Andrea Gibson’s Truce never surrenders

Andrea Gibson lays out certain truths that often go unsaid. She talks gender, sexuality and class. On Truce, the spoken-word album that she put out last October, the 37-year-old poet and activist swings in like an unexpected garden-party guest who points out a bouquet of dead flowers. More than on her previous five releases, she pushes past surface-level politics to deliver intensely personal revelations at a furious pace. Put simply, Truce knocks the wind out of you.

Ahead of Gibson’s show Monday night at Czar, I called the artist at her Boulder, Colorado, home.

The Pitch: You get pretty dark on this album. There’s a poem called “The Nutritionist,” which addresses suicide, and another called “Panic Button Collector,” detailing your anxiety. How did you arrive at those?

Gibson: Typically, when I do a show, it’s about 60 to 90 minutes, and when I’m talking to folks after a show, selling merch and stuff, usually that lasts about two hours. Usually talking to people takes up the majority of the night. The night is as much me listening to people as it is me talking when I’m up onstage, and the last year, I’ve just done more listening. I’ve done that throughout my career, just paying attention to what’s not being said. And for myself, just struggling with depression and anxiety throughout my life, I realized that that wasn’t something that I was saying out loud. And when I started to listen to what people were saying to me each night, I just realized that not enough folks were talking about it.

This [Truce] is the first time that I’ve talked directly about anxiety and depression and thoughts of suicide.

With “The Nutritionist,” that poem is probably the poem that I’ve needed to write for the last 10 years and just haven’t — God, just have been afraid to speak about it publicly. And then I got over that.

Your poetry and your activism are tightly linked.

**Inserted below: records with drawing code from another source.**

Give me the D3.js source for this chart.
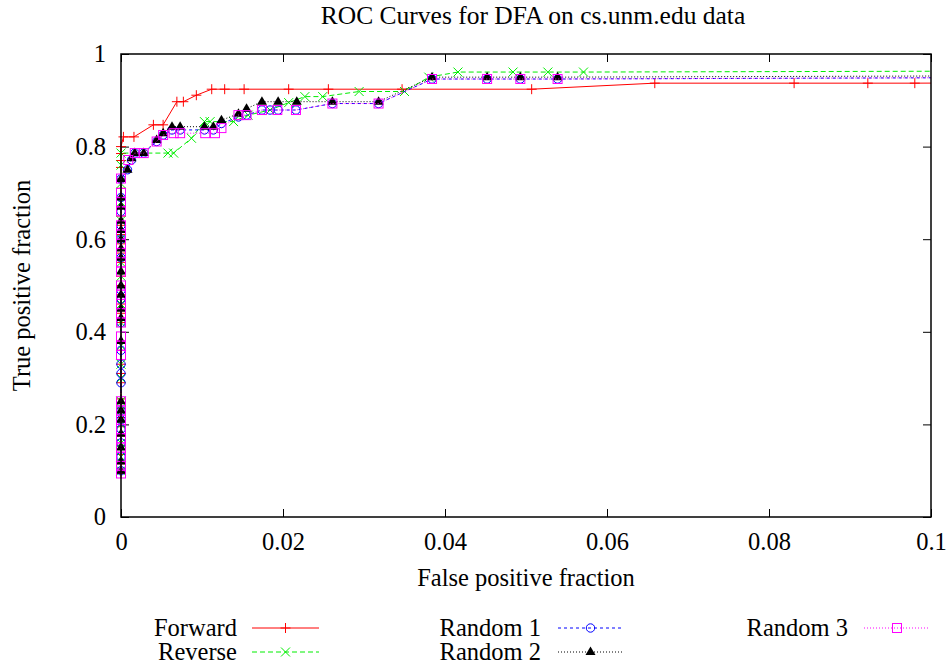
<!DOCTYPE html>
<html>
<head>
<meta charset="utf-8">
<script src="https://cdn.jsdelivr.net/npm/d3@7/dist/d3.min.js"></script>
<style>
  html, body { margin: 0; padding: 0; background: #fff; }
  svg { display: block; }
  svg text { font-family: "Liberation Serif", "Times New Roman", serif !important; fill: #000; }
</style>
</head>
<body>
<svg id="chart" width="950" height="664"></svg>
<script>
// ROC curves: false positive fraction vs true positive fraction
const titleText = "ROC Curves for DFA on cs.unm.edu data";
const xLabelText = "False positive fraction";
const yLabelText = "True positive fraction";
const xTicks = [0, 0.02, 0.04, 0.06, 0.08, 0.1];
const yTicks = [0, 0.2, 0.4, 0.6, 0.8, 1];
const seriesNames = ["Forward", "Reverse", "Random 1", "Random 2", "Random 3"];

const forward = [
  [0,0.094],[0,0.115],[0,0.135],[0,0.155],[0,0.175],[0,0.195],[0,0.215],[0,0.235],[0,0.255],
  [0,0.29],[0,0.31],[0,0.33],[0,0.36],[0,0.38],[0,0.42],[0,0.44],[0,0.46],[0,0.48],[0,0.50],
  [0,0.52],[0,0.55],[0,0.57],[0,0.59],[0,0.61],[0,0.63],[0,0.65],[0,0.67],[0,0.69],[0,0.71],
  [0,0.73],[0,0.755],[0,0.77],[0,0.785],[0,0.80],
  [0.0003,0.821],[0.0016,0.821],[0.004,0.847],[0.0052,0.847],[0.0069,0.897],[0.0077,0.897],
  [0.0093,0.911],[0.0112,0.924],[0.0128,0.924],[0.0152,0.924],[0.0207,0.924],[0.0256,0.924],
  [0.0347,0.924],[0.0507,0.924],[0.0659,0.937],[0.0831,0.937],[0.0922,0.937],[0.098,0.937],
  [1,1]
];

const reverse = [
  [0,0.10],[0,0.13],[0,0.16],[0,0.20],[0,0.23],[0,0.25],[0,0.30],[0,0.33],[0,0.37],[0,0.42],
  [0,0.46],[0,0.52],[0,0.55],[0,0.60],[0,0.64],[0,0.68],[0,0.72],[0,0.76],[0,0.786],
  [0.0058,0.786],[0.0065,0.786],[0.0087,0.818],[0.0103,0.854],[0.011,0.854],[0.0139,0.854],
  [0.0157,0.868],[0.0184,0.879],[0.0207,0.895],[0.0227,0.908],[0.0249,0.908],[0.0294,0.919],
  [0.035,0.919],[0.038,0.95],[0.0416,0.961],[0.0484,0.961],[0.0527,0.961],[0.0571,0.961],
  [1,1]
];

const random1 = [
  [0,0.10],[0,0.13],[0,0.16],[0,0.19],[0,0.21],[0,0.23],[0,0.29],[0,0.31],[0,0.33],[0,0.36],
  [0,0.42],[0,0.47],[0,0.49],[0,0.56],[0,0.60],[0,0.63],[0,0.66],[0,0.69],[0,0.73],
  [0.0008,0.75],[0.0013,0.771],[0.0017,0.786],[0.0028,0.786],[0.0044,0.811],[0.0052,0.825],
  [0.0063,0.836],[0.0073,0.836],[0.0103,0.836],[0.0114,0.836],[0.0124,0.85],[0.0145,0.864],
  [0.0155,0.868],[0.0174,0.879],[0.0184,0.879],[0.0194,0.879],[0.0216,0.879],[0.0261,0.893],
  [0.0318,0.893],[0.0384,0.946],[0.0452,0.946],[0.0493,0.946],[0.0539,0.946],
  [1,1]
];

const random2 = [
  [0,0.10],[0,0.12],[0,0.15],[0,0.18],[0,0.21],[0,0.23],[0,0.25],[0,0.38],[0,0.43],[0,0.45],
  [0,0.48],[0,0.50],[0,0.53],[0,0.56],[0,0.58],[0,0.60],[0,0.62],[0,0.64],[0,0.67],[0,0.69],
  [0,0.73],
  [0.0008,0.75],[0.0013,0.775],[0.0017,0.786],[0.0028,0.786],[0.0044,0.814],[0.0052,0.829],
  [0.0063,0.843],[0.0073,0.843],[0.0103,0.843],[0.0114,0.843],[0.0124,0.857],[0.0145,0.871],
  [0.0155,0.882],[0.0174,0.897],[0.0194,0.897],[0.0217,0.897],[0.0261,0.897],[0.0318,0.897],
  [0.0384,0.95],[0.0452,0.95],[0.0493,0.95],[0.0539,0.95],
  [1,1]
];

const random3 = [
  [0,0.094],[0,0.11],[0,0.13],[0,0.15],[0,0.17],[0,0.19],[0,0.21],[0,0.23],[0,0.25],[0,0.35],
  [0,0.37],[0,0.39],[0,0.42],[0,0.44],[0,0.46],[0,0.48],[0,0.50],[0,0.53],[0,0.55],[0,0.57],
  [0,0.59],[0,0.61],[0,0.63],[0,0.66],[0,0.68],[0,0.70],[0,0.731],
  [0.0009,0.771],[0.0017,0.786],[0.0028,0.786],[0.0044,0.811],[0.0052,0.825],[0.0065,0.829],
  [0.0073,0.829],[0.0104,0.829],[0.0116,0.829],[0.0124,0.84],[0.0145,0.868],[0.0155,0.868],
  [0.0174,0.879],[0.0193,0.879],[0.0216,0.879],[0.0261,0.893],[0.0318,0.893],[0.0384,0.946],
  [0.0452,0.946],[0.0493,0.946],[0.0539,0.946],
  [1,1]
];

const seriesData = [forward, reverse, random1, random2, random3];

// Visual style per series (line colour, dash, marker kind)
const styles = [
  { color: "#ff0000", dash: null,  marker: "plus" },
  { color: "#00ee00", dash: "5,3", marker: "cross" },
  { color: "#0000ff", dash: "3,3", marker: "circle" },
  { color: "#000000", dash: "1,2", marker: "triangle" },
  { color: "#ff00ff", dash: "1,2", marker: "square" }
];

const svg = d3.select("#chart");
const margin = { left: 121, right: 19, top: 54, bottom: 147 };
const W = 950, H = 664;
const x = d3.scaleLinear().domain([0, 0.1]).range([margin.left, W - margin.right]);
const y = d3.scaleLinear().domain([0, 1]).range([H - margin.bottom, margin.top]);

svg.append("defs").append("clipPath").attr("id", "plotClip")
  .append("rect")
  .attr("x", x(0) - 5).attr("y", y(1))
  .attr("width", x(0.1) - x(0) + 5).attr("height", y(0) - y(1));

// Axes with inward ticks, mirrored on top and right
const fmt = d => String(d);
const bodyFont = "24.5px";
const serif = '"Liberation Serif", "Times New Roman", serif';

function styleAxis(g) {
  g.attr("font-family", serif).attr("font-size", bodyFont);
  g.select(".domain").remove();
  g.selectAll(".tick line").attr("stroke", "#000").attr("stroke-width", 1);
  g.selectAll(".tick text").style("font-size", bodyFont);
}

svg.append("g").attr("transform", `translate(0,${y(0)})`)
  .call(d3.axisBottom(x).tickValues(xTicks).tickFormat(fmt).tickSize(-8).tickPadding(16))
  .call(styleAxis);
svg.append("g").attr("transform", `translate(0,${y(1)})`)
  .call(d3.axisTop(x).tickValues(xTicks).tickFormat("").tickSize(-8))
  .call(styleAxis);
svg.append("g").attr("transform", `translate(${x(0)},0)`)
  .call(d3.axisLeft(y).tickValues(yTicks).tickFormat(fmt).tickSize(-8).tickPadding(15))
  .call(styleAxis);
svg.append("g").attr("transform", `translate(${x(0.1)},0)`)
  .call(d3.axisRight(y).tickValues(yTicks).tickFormat("").tickSize(-8))
  .call(styleAxis);

// Marker shapes
function drawMarker(g, kind, color) {
  if (kind === "plus") {
    g.append("path").attr("d", "M-5,0H5M0,-5V5").attr("stroke", color).attr("fill", "none").attr("stroke-width", 1);
  } else if (kind === "cross") {
    g.append("path").attr("d", "M-4.5,-4.5L4.5,4.5M-4.5,4.5L4.5,-4.5").attr("stroke", color).attr("fill", "none").attr("stroke-width", 1);
  } else if (kind === "circle") {
    g.append("circle").attr("r", 4.2).attr("stroke", color).attr("fill", "none").attr("stroke-width", 1);
  } else if (kind === "triangle") {
    g.append("path").attr("d", "M0,-5.5L5,3L-5,3Z").attr("fill", color).attr("stroke", "none");
  } else if (kind === "square") {
    g.append("rect").attr("x", -4.5).attr("y", -4.5).attr("width", 9).attr("height", 9)
      .attr("stroke", color).attr("fill", "none").attr("stroke-width", 1);
  }
}

const line = d3.line().x(d => x(d[0])).y(d => y(d[1]));

seriesData.forEach((data, i) => {
  const st = styles[i];
  const g = svg.append("g").attr("class", "series");
  g.append("path").datum(data)
    .attr("d", line)
    .attr("fill", "none")
    .attr("stroke", st.color)
    .attr("stroke-width", 1)
    .attr("stroke-dasharray", st.dash)
    .attr("clip-path", "url(#plotClip)");
  g.selectAll("g.pt").data(data.filter(d => d[0] <= 0.1)).enter()
    .append("g").attr("class", "pt")
    .attr("transform", d => `translate(${x(d[0])},${y(d[1])})`)
    .each(function() { drawMarker(d3.select(this), st.marker, st.color); });
});

// Frame
svg.append("rect")
  .attr("x", x(0)).attr("y", y(1))
  .attr("width", x(0.1) - x(0)).attr("height", y(0) - y(1))
  .attr("fill", "none").attr("stroke", "#000").attr("stroke-width", 1.5);

// Title and axis labels
svg.append("text").attr("x", 533).attr("y", 24).attr("text-anchor", "middle")
  .style("font-size", "25.5px").text(titleText);
svg.append("text").attr("x", 526).attr("y", 586).attr("text-anchor", "middle")
  .style("font-size", bodyFont).text(xLabelText);
svg.append("text").attr("transform", `translate(30,${(y(0) + y(1)) / 2}) rotate(-90)`)
  .attr("text-anchor", "middle").style("font-size", bodyFont).text(yLabelText);

// Legend
const legendPos = [
  { tx: 237, ly: 628, x0: 252, x1: 319 },
  { tx: 237, ly: 652, x0: 252, x1: 319 },
  { tx: 541, ly: 628, x0: 558, x1: 623 },
  { tx: 541, ly: 652, x0: 558, x1: 623 },
  { tx: 848, ly: 628, x0: 864, x1: 930 }
];
seriesNames.forEach((name, i) => {
  const p = legendPos[i], st = styles[i];
  const g = svg.append("g").attr("class", "legend-item");
  g.append("text").attr("x", p.tx).attr("y", p.ly).attr("dy", "0.32em")
    .attr("text-anchor", "end").style("font-size", bodyFont).text(name);
  g.append("line").attr("x1", p.x0).attr("x2", p.x1).attr("y1", p.ly).attr("y2", p.ly)
    .attr("stroke", st.color).attr("stroke-width", 1).attr("stroke-dasharray", st.dash);
  const m = g.append("g").attr("transform", `translate(${(p.x0 + p.x1) / 2},${p.ly})`);
  drawMarker(m, st.marker, st.color);
});
</script>
</body>
</html>
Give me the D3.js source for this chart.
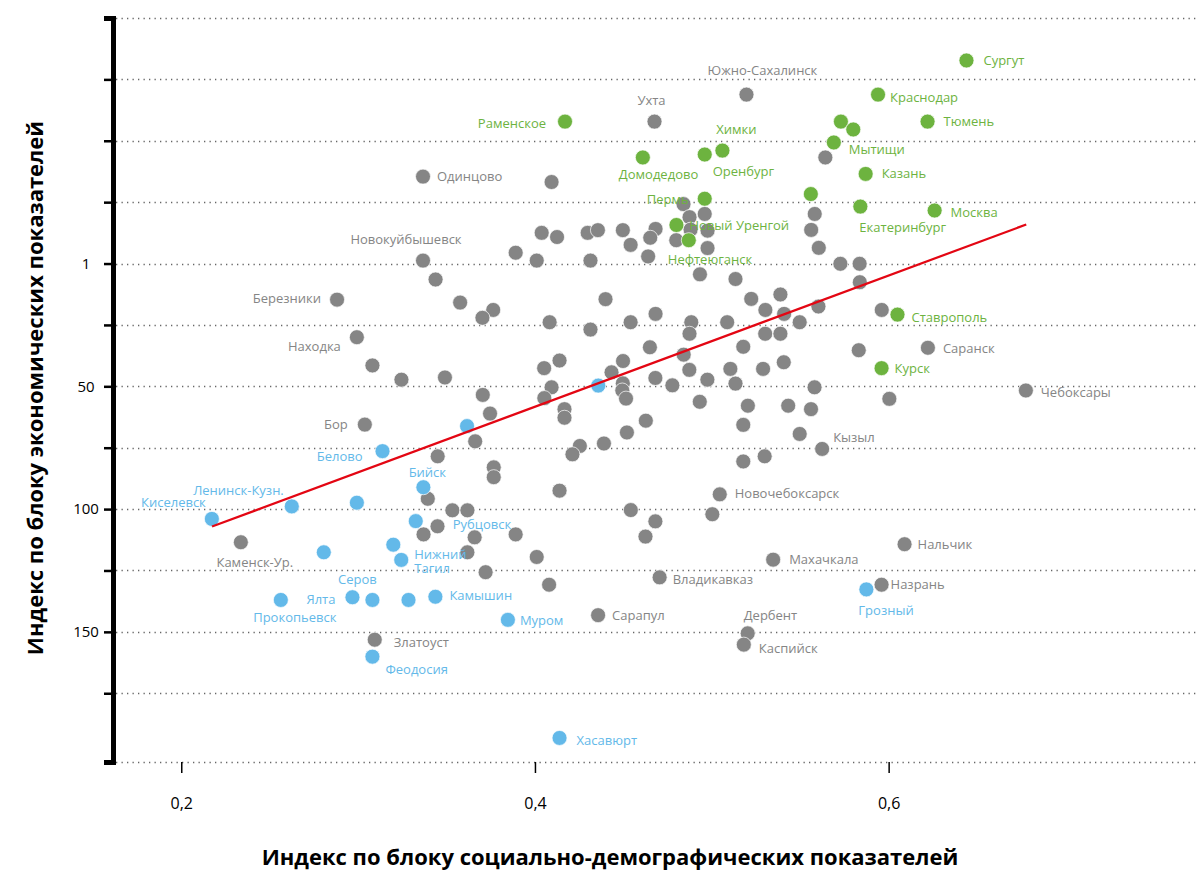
<!DOCTYPE html>
<html>
<head>
<meta charset="utf-8">
<script src="https://cdn.jsdelivr.net/npm/d3@7"></script>
<style>
  body { margin: 0; background: #fff; }
  svg { display: block; font-family: "Open Sans", sans-serif; }
</style>
</head>
<body>
<svg id="chart" width="1196" height="870"></svg>
<script>
// ---- data ----
// x: social-demographic index, y: economic index position (axis label "1" sits at 0)

// leaders (green)
const greenNames = ["Сургут", "Краснодар", "Тюмень", "Раменское", "", "", "Мытищи", "Химки", "Оренбург",
  "Домодедово", "Казань", "Пермь", "", "Екатеринбург", "Москва", "Новый Уренгой", "Нефтеюганск",
  "Ставрополь", "Курск"];
const greenX = [0.644, 0.594, 0.622, 0.417, 0.573, 0.580, 0.569, 0.506, 0.496, 0.461, 0.587, 0.496,
  0.556, 0.584, 0.626, 0.480, 0.487, 0.605, 0.596];
const greenY = [-82.7, -68.8, -57.8, -57.8, -57.8, -54.6, -49.3, -46.0, -44.4, -43.2, -36.5, -26.4,
  -28.3, -23.2, -21.6, -15.7, -9.5, 20.8, 42.6];

// outsiders (blue)
const blueNames = ["Киселевск", "Ленинск-Кузн.", "", "Белово", "Бийск", "", "", "Рубцовск", "", "",
  "Нижний Тагил", "Прокопьевск", "Ялта", "Серов", "", "Камышин", "Муром", "Феодосия", "Грозный", "Хасавюрт"];
const blueX = [0.2173, 0.2625, 0.2993, 0.3138, 0.3369, 0.3616, 0.4358, 0.3326, 0.2806, 0.3199,
  0.3244, 0.2563, 0.2968, 0.3081, 0.3285, 0.3437, 0.3847, 0.3081, 0.5874, 0.4139];
const blueY = [104.0, 98.9, 97.4, 76.4, 91.1, 66.2, 49.7, 104.9, 117.6, 114.5,
  120.7, 137.0, 135.9, 137.0, 137.0, 135.7, 145.1, 160.1, 132.7, 193.2];

// everyone else (gray), labelled ones first
const grayNames = ["Южно-Сахалинск", "Ухта", "Одинцово", "Новокуйбышевск", "Березники", "Находка", "Бор",
  "Каменск-Ур.", "Златоуст", "Владикавказ", "Махачкала", "Нальчик", "Назрань", "Сарапул", "Дербент",
  "Каспийск", "Кызыл", "Новочебоксарск", "Саранск", "Чебоксары"];
const grayX = [0.5196, 0.4676, 0.3367, 0.3367, 0.2881, 0.2993, 0.3038, 0.2337, 0.3094, 0.4705,
  0.5347, 0.6090, 0.5960, 0.4357, 0.5203, 0.5181, 0.5624, 0.5045, 0.6222, 0.6776,
  // unlabelled
  0.4094, 0.5642, 0.4038, 0.4125, 0.4298, 0.4356, 0.4497, 0.4541, 0.3891, 0.4010,
  0.4314, 0.3438, 0.3577, 0.3764, 0.3703, 0.4399, 0.4083, 0.4314, 0.4541, 0.4840,
  0.4874, 0.4960, 0.4682, 0.4652, 0.4799, 0.4880, 0.4976, 0.4976, 0.4640, 0.4933,
  0.5134, 0.5582, 0.5562, 0.5605, 0.5727, 0.5836, 0.5837, 0.5223, 0.5388, 0.5303,
  0.5409, 0.5603, 0.5497, 0.5961, 0.4682, 0.4884, 0.4874, 0.5087, 0.5302, 0.5388,
  0.3081, 0.3245, 0.3491, 0.3705, 0.3746, 0.3662, 0.3450, 0.3767, 0.3767, 0.3394,
  0.3533, 0.3618, 0.3449, 0.4052, 0.4139, 0.4094, 0.4053, 0.4167, 0.4167, 0.4498,
  0.4433, 0.4497, 0.4494, 0.4515, 0.4520, 0.4390, 0.4254, 0.4212, 0.4139, 0.4650,
  0.4841, 0.5178, 0.5831, 0.4873, 0.5105, 0.5290, 0.5407, 0.4681, 0.4777, 0.4975,
  0.5134, 0.5581, 0.4932, 0.6004, 0.5204, 0.5432, 0.5561, 0.4627, 0.5178, 0.5497,
  0.5178, 0.5299, 0.4542, 0.5003, 0.4681, 0.4625, 0.3370, 0.3659, 0.3891, 0.3618,
  0.4010, 0.3721, 0.4080];
const grayY = [-68.8, -57.8, -35.4, -1.2, 14.7, 30.0, 65.6, 113.5, 153.2, 127.8,
  120.6, 114.3, 130.8, 143.2, 150.6, 155.2, 75.5, 94.0, 34.3, 51.7,
  -33.2, -43.2, -12.5, -10.8, -12.5, -13.6, -13.6, -7.6, -4.4, -1.2,
  -1.2, 6.5, 15.9, 18.9, 22.1, 14.5, 23.9, 26.9, 23.9, -24.2,
  -18.9, -20.2, -14.1, -10.5, -9.5, -13.8, -13.4, -6.3, -2.9, 4.4,
  6.3, -20.2, -13.7, -6.4, 0.1, 0.1, 7.6, 14.4, 12.6, 18.9,
  20.5, 17.5, 23.9, 18.9, 20.5, 23.9, 28.6, 23.9, 28.6, 28.6,
  41.5, 47.3, 46.4, 53.5, 61.1, 72.4, 78.5, 83.0, 87.0, 95.8,
  100.5, 100.5, 107.0, 42.6, 39.5, 50.4, 54.8, 59.3, 62.8, 39.7,
  44.3, 48.8, 51.7, 55.0, 68.8, 73.3, 74.3, 77.7, 92.5, 34.1,
  37.1, 33.9, 35.3, 43.3, 42.9, 42.9, 40.2, 46.6, 49.6, 47.3,
  48.9, 50.4, 56.3, 55.1, 57.9, 57.9, 59.3, 64.0, 65.7, 69.4,
  80.6, 78.5, 100.4, 102.1, 105.0, 111.2, 110.3, 111.5, 110.3, 117.6,
  119.5, 125.7, 130.8];

// trend line end points
const trendX = [0.2174, 0.6778];
const trendY = [107.1, -15.9];

// axes
const xTicks = [0.2, 0.4, 0.6];
const yGrid = [-100, -75, -50, -25, 0, 25, 50, 75, 100, 125, 150, 175];
const yTickValues = [0, 50, 100, 150];
const yTickLabels = ["1", "50", "100", "150"];
const xTitle = "Индекс по блоку социально-демографических показателей";
const yTitle = "Индекс по блоку экономических показателей";

// label placement: dx, dy, anchor, split into lines
const labelPlacement = {
  "Сургут": [17, 0, "start"], "Краснодар": [12, 3, "start"], "Тюмень": [16, 0, "start"],
  "Раменское": [-19, 2, "end"], "Мытищи": [15, 7, "start"], "Химки": [14, -21, "middle"],
  "Оренбург": [8, 17, "start"], "Домодедово": [-24, 17, "start"], "Казань": [16, 0, "start"],
  "Пермь": [-16, 1, "end"], "Екатеринбург": [-1, 21, "start"], "Москва": [16, 2, "start"],
  "Новый Уренгой": [13, 0, "start"], "Нефтеюганск": [-21, 19, "start"], "Ставрополь": [14, 3, "start"],
  "Курск": [13, 0, "start"], "Южно-Сахалинск": [16, -24, "middle"], "Ухта": [-3, -21, "middle"],
  "Одинцово": [14, 0, "start"], "Новокуйбышевск": [-17, -21, "middle"], "Березники": [-16, -1, "end"],
  "Находка": [-16, 9, "end"], "Бор": [-17, 0, "end"], "Белово": [-20, 5, "end"],
  "Бийск": [4, -15, "middle"], "Ленинск-Кузн.": [-8, -16, "end"], "Киселевск": [-6, -16, "end"],
  "Рубцовск": [37, 3, "start"], "Каменск-Ур.": [14, 20, "middle"], "Нижний Тагил": [13, 2, "start", true],
  "Прокопьевск": [14, 18, "middle"], "Ялта": [-17, 2, "end"], "Серов": [-15, -20, "middle"],
  "Камышин": [14, -1, "start"], "Муром": [12, 1, "start"], "Златоуст": [19, 3, "start"],
  "Феодосия": [13, 13, "start"], "Сарапул": [14, 0, "start"], "Владикавказ": [13, 2, "start"],
  "Махачкала": [16, 0, "start"], "Нальчик": [13, 0, "start"], "Назрань": [9, 0, "start"],
  "Грозный": [-8, 21, "start"], "Дербент": [-4, -18, "start"], "Каспийск": [15, 4, "start"],
  "Хасавюрт": [17, 3, "start"], "Кызыл": [11, -11, "start"], "Новочебоксарск": [15, -1, "start"],
  "Саранск": [15, 1, "start"], "Чебоксары": [15, 2, "start"]
};

const colors = { gray: "#858585", green: "#6db33f", blue: "#63b9e9" };

// helper: zip parallel arrays into point objects
function to_points(names, xs, ys, group) {
  return xs.map((x, i) => ({ name: names[i] || "", x, y: ys[i], group }));
}

const points = [].concat(
  to_points(grayNames, grayX, grayY, "gray"),
  to_points(greenNames, greenX, greenY, "green"),
  to_points(blueNames, blueX, blueY, "blue")
);

// ---- chart ----
const svg = d3.select("#chart");
const plotLeft = 113, plotRight = 1196, plotTop = 18, plotBottom = 762;

const x = d3.scaleLinear().domain([0.1614, 0.7738]).range([plotLeft, plotRight]);
const y = d3.scaleLinear().domain([-100, 203]).range([plotTop, plotBottom]);

// dotted grid
svg.append("g")
  .selectAll("line")
  .data(yGrid.concat([203]))
  .enter()
  .append("line")
  .attr("x1", plotLeft + 3)
  .attr("x2", plotRight)
  .attr("y1", d => Math.round(y(d)) + 0.5)
  .attr("y2", d => Math.round(y(d)) + 0.5)
  .attr("stroke", "#666")
  .attr("stroke-width", 1.3)
  .attr("stroke-dasharray", "1.3 4.2");

// y axis: thick bar with ticks at every grid line
const yAxis = svg.append("g")
  .attr("transform", `translate(${plotLeft},0)`)
  .call(d3.axisLeft(y).tickValues(yGrid).tickSize(9).tickSizeOuter(9).tickFormat(""));
yAxis.select(".domain").attr("stroke", "#000").attr("stroke-width", 5);
yAxis.selectAll(".tick line").attr("stroke", "#000").attr("stroke-width", 2.5);

svg.append("g")
  .selectAll("text")
  .data(yTickValues)
  .enter()
  .append("text")
  .attr("x", 86)
  .attr("y", d => y(d))
  .attr("dy", "0.35em")
  .attr("text-anchor", "middle")
  .attr("font-size", 15)
  .attr("fill", "#000")
  .text((d, i) => yTickLabels[i]);

// x axis ticks and labels
const xAxis = svg.append("g")
  .attr("transform", `translate(0,${plotBottom})`)
  .call(d3.axisBottom(x).tickValues(xTicks).tickSize(11).tickPadding(0)
    .tickFormat(d => d3.format(".1f")(d).replace(".", ",")));
xAxis.select(".domain").remove();
xAxis.selectAll(".tick line").attr("stroke", "#000").attr("stroke-width", 1.5);
xAxis.selectAll(".tick text")
  .attr("y", 41)
  .attr("dy", "0.35em")
  .attr("font-family", "Open Sans, sans-serif")
  .attr("font-size", 16)
  .attr("fill", "#000");

// axis titles
svg.append("text")
  .attr("x", 610)
  .attr("y", 857)
  .attr("dy", "0.35em")
  .attr("text-anchor", "middle")
  .attr("font-size", 22)
  .attr("font-weight", "bold")
  .attr("fill", "#000")
  .text(xTitle);

svg.append("text")
  .attr("transform", "translate(35,388) rotate(-90)")
  .attr("dy", "0.35em")
  .attr("text-anchor", "middle")
  .attr("font-size", 22)
  .attr("font-weight", "bold")
  .attr("fill", "#000")
  .text(yTitle);

// points
svg.append("g")
  .selectAll("circle")
  .data(points)
  .enter()
  .append("circle")
  .attr("cx", d => x(d.x))
  .attr("cy", d => y(d.y))
  .attr("r", 7.5)
  .attr("fill", d => colors[d.group])
  .attr("stroke", "#fff")
  .attr("stroke-width", 0.7);

// trend line
svg.append("line")
  .attr("x1", x(trendX[0]))
  .attr("y1", y(trendY[0]))
  .attr("x2", x(trendX[1]))
  .attr("y2", y(trendY[1]))
  .attr("stroke", "#e30613")
  .attr("stroke-width", 2.2);

// labels on top of everything
const labelled = points.filter(d => d.name && labelPlacement[d.name]);
const labels = svg.append("g")
  .selectAll("text")
  .data(labelled)
  .enter()
  .append("text")
  .attr("font-size", 13)
  .attr("fill", d => colors[d.group])
  .attr("text-anchor", d => labelPlacement[d.name][2]);

labels.each(function(d) {
  const p = labelPlacement[d.name];
  const lines = p[3] ? d.name.split(" ") : [d.name];
  const cx = x(d.x) + p[0];
  const cy = y(d.y) + p[1];
  d3.select(this)
    .selectAll("tspan")
    .data(lines)
    .enter()
    .append("tspan")
    .attr("x", cx)
    .attr("y", (l, i) => cy + (i - (lines.length - 1) / 2) * 14)
    .attr("dy", "0.35em")
    .text(l => l);
});
</script>
</body>
</html>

What is your goal in talking about the things you do and in taking up those causes?

I had a professor years ago in college ask me if I had to write, when I was 20, and I remember thinking, “You know, I don’t think I have to write,” and then he said, “Well, then, don’t bother. If you don’t have to write, then don’t bother.”

I remember being shocked by that. But at this point, writing and performing for years, when I write something down now, it always feels like it’s something that I have to write. I just notice something going on around me or in my community or in the world, and it reaches a certain point of having the poem in me and needing to get it out.

My goal is to speak about the things that I’m passionate about. I worked with a group called Vox Feminista for 10 years, and that was how I started to write, so I was discovering this political world at the same time that I was discovering poetry. Their model was to comfort the disturbed and disturb the comfortable, and I’ve carried that with me through all my years of writing. I get up here and I’m thinking, “I want to comfort the disturbed and disturb the comfortable in every room I’m performing in.”

What responsibility do you have to your audience and representing yourself as an artist?

Right now, my responsibility as an artist is to tell the truth in terms of how I see it, and also to be constantly willing to listen a lot more than I talk. I’m finding, as I get older, that each year I know less than I knew the year before in terms of what I’m certain of. So I think as an artist, just being willing to commit to wondering and to commit to curiosity and to not come to my work with as many answers as I come to it with questions.

You want to know something? What’s so funny about this whole thing is that I am typically so terrible at interviews because when I started writing poetry, when I was growing up, I could never articulate myself. And even now, I’m 37, and I have a hard time talking in conversation, even when I’m talking to my friends and I’m trying to talk to them about how I feel about a particular subject. And I’ll have written about it, and I can talk about it comfortably within the context of a poem.

I started writing poetry because I had so much that I thought and so much that I felt and so much that I wanted to express and get out, and whenever I tried to open my mouth in conversation, I could never get it out right. And so now, whenever I do an interview, I think, “Wait a minute, this is why I’m writing the poem. Because I don’t know how to talk about it.” This is why I write poems — I’ve never been able to talk the way I wanted to talk.